De ce fait, il saisit la Cour européenne des droits de l’homme sur le fondement de l’article 10 de la Convention européenne des droits de l’homme estimant que sa condamnation pénale pour diffamation entraîne une violation à son droit à la liberté d’expression.

Au cours de son arrêt rendu le 7 septembre 2017, la Cour  revient sur les dispositions pertinentes en matière de diffamation (CEDH 23 avr. 2015, n° 29369/10, Morice c/ France, D. 2015. 974 ; ibid. 2016. 225, obs. J.-F. Renucci ; AJ pénal 2015. 428, obs. C. Porteron ; Constitutions 2016. 312, chron. D. de Bellescize ; RSC 2015. 740, obs. D. Roets ) et juge que la condamnation pénale pour diffamation publique envers un citoyen chargé d’un service ou d’un mandat public constitue une ingérence dans l’exercice de son droit à la liberté d’expression. De ce fait, elle examine les critères énumérés à l’article 10, § 2, de la Convention, à savoir, si l’ingérence était « prévue par la loi », la poursuite des « buts légitimes » et la « nécessité dans une société démocratique ».

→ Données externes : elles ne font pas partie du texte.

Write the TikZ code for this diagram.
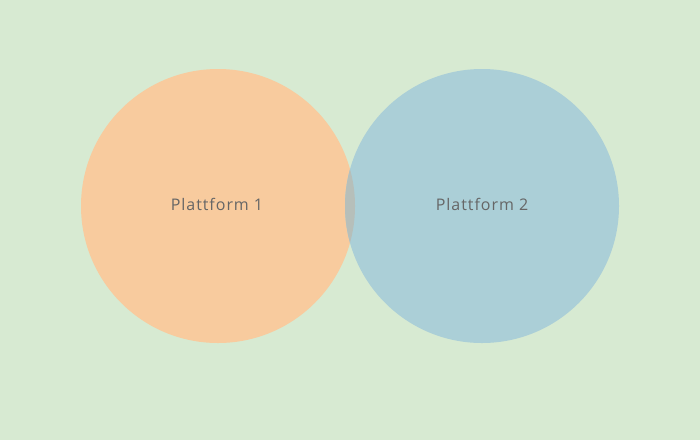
\documentclass[tikz,border=0pt]{standalone}
\usepackage{fontspec}
\setmainfont{Open Sans}[LetterSpace=6]
\definecolor{bg}{HTML}{D7EAD2}
\definecolor{orng}{HTML}{F8CB9E}
\definecolor{blu}{HTML}{ABCFD7}
\definecolor{ovl}{HTML}{B6BFBA}
\definecolor{txt}{HTML}{666666}
\begin{document}
\begin{tikzpicture}[x=1pt,y=-1pt,
  circ/.style={circle,minimum size=274pt,inner sep=0pt,draw=none},
  lbl/.style={text=txt,font=\fontsize{16}{18}\selectfont}]
\fill[bg] (0,0) rectangle (700,440);
\useasboundingbox (0,0) rectangle (700,440);
\node[circ,fill=orng] (c1) at (218,206) {};
\node[circ,fill=blu] (c2) at (482,206) {};
\begin{scope}
\clip (218,206) circle (137);
\fill[ovl] (482,206) circle (137);
\end{scope}
\node[lbl] (l1) at (217,204) {Plattform 1};
\node[lbl] (l2) at (482,204) {Plattform 2};
\end{tikzpicture}
\end{document}
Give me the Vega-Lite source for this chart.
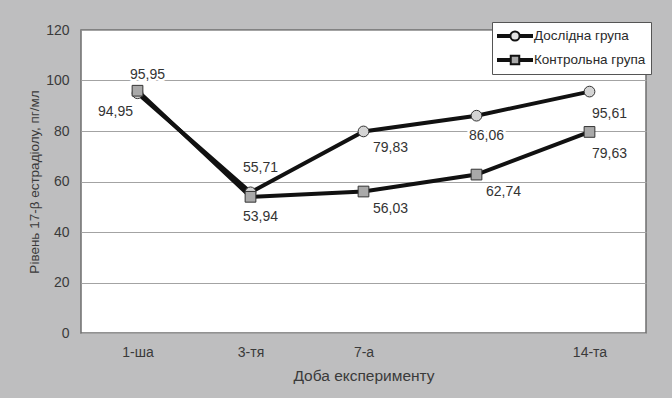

Elle relève en l’espèce, que la condamnation a été prononcée en application des articles 29 et 31 de la loi du 29 juillet 1881 relative à la liberté de la presse satisfaisant aux exigences d’accessibilité et de prévisibilité requises par l’article 10, § 2, de la Convention (CEDH 11 avr. 2006, n° 71343/01, Brasiler c/ France, § 28) et ajoute qu’il n’est pas douteux que la condamnation en question poursuivait un but légitime caractérisé par la protection de la réputation d’autrui.

Néanmoins, la Cour souligne que « précieuse pour chacun, la liberté d’expression l’est tout particulièrement pour un élu du peuple ; il représente ses électeurs, signale leurs préoccupations et défend leurs intérêts » (§ 41). Elle considère, de plus, qu’une enquête ayant été ouverte par le Procureur de la république, les informations transmises sur les faits que dénonçait l’élu étaient suffisamment précis et « si les propos ont été tenus sur le ton de l’invective, ils étaient fondés sur une base factuelle suffisante » (§ 49).

Enfin et revenant sur la nature de la sanction infligée afin d’évaluer la proportionnalité de l’ingérence, la Cour européenne des droits de l’homme rappelle conformément à sa jurisprudence, qu’elle a d’ores et déjà incité les autorités internes à faire preuve de retenue dans l’usage de la voie pénale (CEDH, Morice, préc.) estimant que « le prononcé même d’une condamnation pénale est l’une des formes les plus graves d’ingérence dans le droit à la liberté d’expression » (§ 50).

En l’espèce, le juste équilibre entre la nécessité de protéger le droit de la liberté d’expression de l’élu et les droits et la réputation du maire et de son adjointe n’ayant pas été ménagé aux yeux de la Cour, il y a violation de l’article 10 de la Convention européenne des droits de l’homme.